こうしてBLINDMANのIndividual Showは中盤に差しかかる。
この通りのモノスゴイ熱気!
アルバム・タイトルの「Reach for the Sky」。
チョット「Lights Out」を思い出しちゃうドライビング・ナンバー。
スキ。
こういう曲を作って演奏するバンド、もっと出てこいや~!
特に若いヤツ!シットリめに「Blue Butterfly」。
しかし、Rayさんスゲエな~。
人間、こんなに声を出して大丈夫なのかね。

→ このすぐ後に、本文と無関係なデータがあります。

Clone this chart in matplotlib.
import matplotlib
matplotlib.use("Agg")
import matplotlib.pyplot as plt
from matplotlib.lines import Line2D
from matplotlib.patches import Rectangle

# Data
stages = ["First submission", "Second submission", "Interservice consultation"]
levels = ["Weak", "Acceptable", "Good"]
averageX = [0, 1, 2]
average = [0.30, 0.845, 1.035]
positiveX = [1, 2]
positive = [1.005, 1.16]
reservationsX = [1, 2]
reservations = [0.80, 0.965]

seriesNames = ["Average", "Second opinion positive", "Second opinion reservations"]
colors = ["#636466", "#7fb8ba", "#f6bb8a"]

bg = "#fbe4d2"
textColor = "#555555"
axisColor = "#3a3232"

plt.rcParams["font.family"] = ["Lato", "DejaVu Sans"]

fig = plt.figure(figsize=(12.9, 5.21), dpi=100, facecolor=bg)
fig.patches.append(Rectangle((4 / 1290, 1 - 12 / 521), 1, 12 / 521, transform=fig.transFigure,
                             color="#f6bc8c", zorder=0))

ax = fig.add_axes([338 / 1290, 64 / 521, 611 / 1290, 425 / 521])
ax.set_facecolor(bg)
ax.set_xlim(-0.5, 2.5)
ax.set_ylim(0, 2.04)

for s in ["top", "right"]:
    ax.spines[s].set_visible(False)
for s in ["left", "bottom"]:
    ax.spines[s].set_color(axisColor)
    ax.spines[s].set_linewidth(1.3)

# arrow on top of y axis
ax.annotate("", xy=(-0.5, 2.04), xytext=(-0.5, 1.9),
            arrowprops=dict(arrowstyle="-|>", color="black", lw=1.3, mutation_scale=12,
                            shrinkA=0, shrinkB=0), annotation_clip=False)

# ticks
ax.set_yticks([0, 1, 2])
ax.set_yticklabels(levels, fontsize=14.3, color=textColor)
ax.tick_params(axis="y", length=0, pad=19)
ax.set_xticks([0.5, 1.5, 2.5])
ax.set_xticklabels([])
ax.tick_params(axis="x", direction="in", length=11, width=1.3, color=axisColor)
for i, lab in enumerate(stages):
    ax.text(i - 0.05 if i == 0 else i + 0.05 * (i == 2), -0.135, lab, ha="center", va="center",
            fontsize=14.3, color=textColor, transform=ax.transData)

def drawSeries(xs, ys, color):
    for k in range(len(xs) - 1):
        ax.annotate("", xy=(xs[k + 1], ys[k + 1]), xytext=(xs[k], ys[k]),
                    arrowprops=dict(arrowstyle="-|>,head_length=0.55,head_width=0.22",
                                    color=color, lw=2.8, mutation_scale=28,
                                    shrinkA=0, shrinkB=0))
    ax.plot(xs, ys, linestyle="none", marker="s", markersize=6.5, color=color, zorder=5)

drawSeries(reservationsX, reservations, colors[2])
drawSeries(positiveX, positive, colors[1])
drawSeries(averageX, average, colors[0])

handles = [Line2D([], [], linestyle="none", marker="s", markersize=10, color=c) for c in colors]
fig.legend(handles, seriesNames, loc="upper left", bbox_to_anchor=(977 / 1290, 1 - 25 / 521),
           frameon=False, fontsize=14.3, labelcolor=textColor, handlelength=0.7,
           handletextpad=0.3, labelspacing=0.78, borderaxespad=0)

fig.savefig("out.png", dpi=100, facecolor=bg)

いつもこうだけど…。
「以前ライブではよく演っていた曲を演奏してみようと思います」…と紹介されたのは「…In the Dark」。
まさに新旧取り混ぜて「BLINDMAN総ざらえ」のようなセットリストにファンの皆さんは大喜び。
このセクションの最後を飾ったのは「The Tears of God」。
「BLINDMANのレパートリーは100曲を超え、そのすべてがいい曲」と自信タップリのRayさん。
単独の公演といっても時間の制限が当然あるので全部を見せきることはムリ。
Rayさん自身も演りたい曲があるのにいつも却下されてしまうのだとか!
こんなに一生懸命演っているのに…かわいそう。
リクエストを募ってセットリストを組んではどうか…なんて話もされていたが、コレって昔原宿のアストロホールでやったよね?

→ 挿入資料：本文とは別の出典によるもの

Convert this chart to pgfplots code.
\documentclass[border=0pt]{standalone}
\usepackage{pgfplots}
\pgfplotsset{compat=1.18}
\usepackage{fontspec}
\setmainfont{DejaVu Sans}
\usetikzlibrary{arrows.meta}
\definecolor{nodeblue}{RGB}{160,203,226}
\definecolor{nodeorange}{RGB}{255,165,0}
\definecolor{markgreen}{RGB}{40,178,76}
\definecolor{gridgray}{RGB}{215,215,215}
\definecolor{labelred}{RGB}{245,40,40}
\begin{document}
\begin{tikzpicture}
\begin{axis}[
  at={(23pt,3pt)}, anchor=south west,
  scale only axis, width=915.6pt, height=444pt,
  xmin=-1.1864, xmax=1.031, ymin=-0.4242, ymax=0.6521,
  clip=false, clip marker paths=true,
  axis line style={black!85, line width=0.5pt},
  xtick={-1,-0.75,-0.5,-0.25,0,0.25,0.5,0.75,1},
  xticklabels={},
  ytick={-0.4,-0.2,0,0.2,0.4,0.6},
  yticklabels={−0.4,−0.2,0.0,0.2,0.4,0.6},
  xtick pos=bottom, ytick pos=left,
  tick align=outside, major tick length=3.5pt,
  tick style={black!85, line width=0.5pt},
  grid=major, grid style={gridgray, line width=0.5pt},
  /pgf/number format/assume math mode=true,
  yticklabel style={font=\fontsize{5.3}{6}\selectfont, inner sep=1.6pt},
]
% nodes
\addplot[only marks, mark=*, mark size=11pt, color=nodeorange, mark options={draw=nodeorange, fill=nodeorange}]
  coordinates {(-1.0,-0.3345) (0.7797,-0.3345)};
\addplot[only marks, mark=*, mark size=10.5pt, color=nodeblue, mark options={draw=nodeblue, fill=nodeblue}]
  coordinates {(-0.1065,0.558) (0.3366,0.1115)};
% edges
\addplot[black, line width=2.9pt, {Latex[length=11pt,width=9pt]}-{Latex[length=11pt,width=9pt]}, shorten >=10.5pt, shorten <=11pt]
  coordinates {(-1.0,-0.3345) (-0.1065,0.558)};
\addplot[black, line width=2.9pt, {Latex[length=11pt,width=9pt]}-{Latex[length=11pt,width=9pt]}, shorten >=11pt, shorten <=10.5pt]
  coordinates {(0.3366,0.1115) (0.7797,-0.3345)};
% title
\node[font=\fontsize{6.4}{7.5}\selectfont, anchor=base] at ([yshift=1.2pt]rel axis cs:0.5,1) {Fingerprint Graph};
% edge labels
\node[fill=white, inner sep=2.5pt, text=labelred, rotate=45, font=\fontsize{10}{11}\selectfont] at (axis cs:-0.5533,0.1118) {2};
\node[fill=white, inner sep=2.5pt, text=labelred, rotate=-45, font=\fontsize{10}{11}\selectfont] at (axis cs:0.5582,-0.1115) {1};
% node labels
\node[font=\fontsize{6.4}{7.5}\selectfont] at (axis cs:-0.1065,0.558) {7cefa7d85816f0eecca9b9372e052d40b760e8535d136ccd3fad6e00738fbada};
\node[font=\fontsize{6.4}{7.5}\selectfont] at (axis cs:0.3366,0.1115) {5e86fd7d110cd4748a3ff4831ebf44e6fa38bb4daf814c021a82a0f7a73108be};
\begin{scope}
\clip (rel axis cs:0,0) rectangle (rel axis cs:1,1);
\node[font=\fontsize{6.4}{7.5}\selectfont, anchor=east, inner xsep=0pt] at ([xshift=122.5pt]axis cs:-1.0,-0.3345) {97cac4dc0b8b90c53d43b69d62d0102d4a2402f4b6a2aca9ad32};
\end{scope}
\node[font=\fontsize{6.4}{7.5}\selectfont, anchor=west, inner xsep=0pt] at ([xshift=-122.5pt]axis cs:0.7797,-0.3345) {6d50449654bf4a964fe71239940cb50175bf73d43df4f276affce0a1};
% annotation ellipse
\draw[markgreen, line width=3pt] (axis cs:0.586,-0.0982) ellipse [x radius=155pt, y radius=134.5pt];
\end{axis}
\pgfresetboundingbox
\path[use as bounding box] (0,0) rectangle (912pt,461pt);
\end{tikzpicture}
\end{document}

なつかしいな…そのアストロホールもなくなってしまった。
「まだまだ懐かしい曲を演りたちと思います」と次の曲につなげた。
「The Touch of Gray」だ!
私にとってはモノスゴイ「BLINDMAN臭」の強い曲。
やっぱりサビのメロディなんでしょうな。
それとギター・ソロのこのスキのない構築美!
こういうギターは絶対Marshall以外で弾いて欲しくないね。Marshallが奏でるメロディだ。
達也さんは大丈夫。
RayさんがBLINDMANに参加して3年か…。
もっと前からココで歌っていたような感じが存分にするフロント2人の組み合わせじゃん?
そして、本編最後のセクション。
まずは「Rising Sun」。
この曲は『REACH FOR THE SKY』の2曲目に収録されていて、前回の単独公演ではオープニングで演奏した。
私はこの曲が大好きで、終演後に楽屋で達也さんに「最初に演っちゃモッタイない!」と伝えたところ、今回はエンディングのひとつ前に持って来てくれた。
そう、それに十分に値する名曲なのです。
全17曲、緻密に練り上げたセットリストと完璧な熱演で満員のお客さんを魅了した!
アンコールでは達也さんのご挨拶。
実はこの公演の前、体調を激しく壊してしまった。
この日も完全な本調子ではなかったにもかかわらず、素晴らしいパフォーマンスを見せてくれた。
「ここにいる人は全員BLINDMANを観に来てくれている人だよね。そんな中で演れるって本当にシアワセです!」
全員がTシャツに着替えてのアンコールの1曲目は「Da Doo Ron Ron」。
続いて「Gaze Into Your Eyes」。
そして「Living a Lie」ですべての演目を終了した。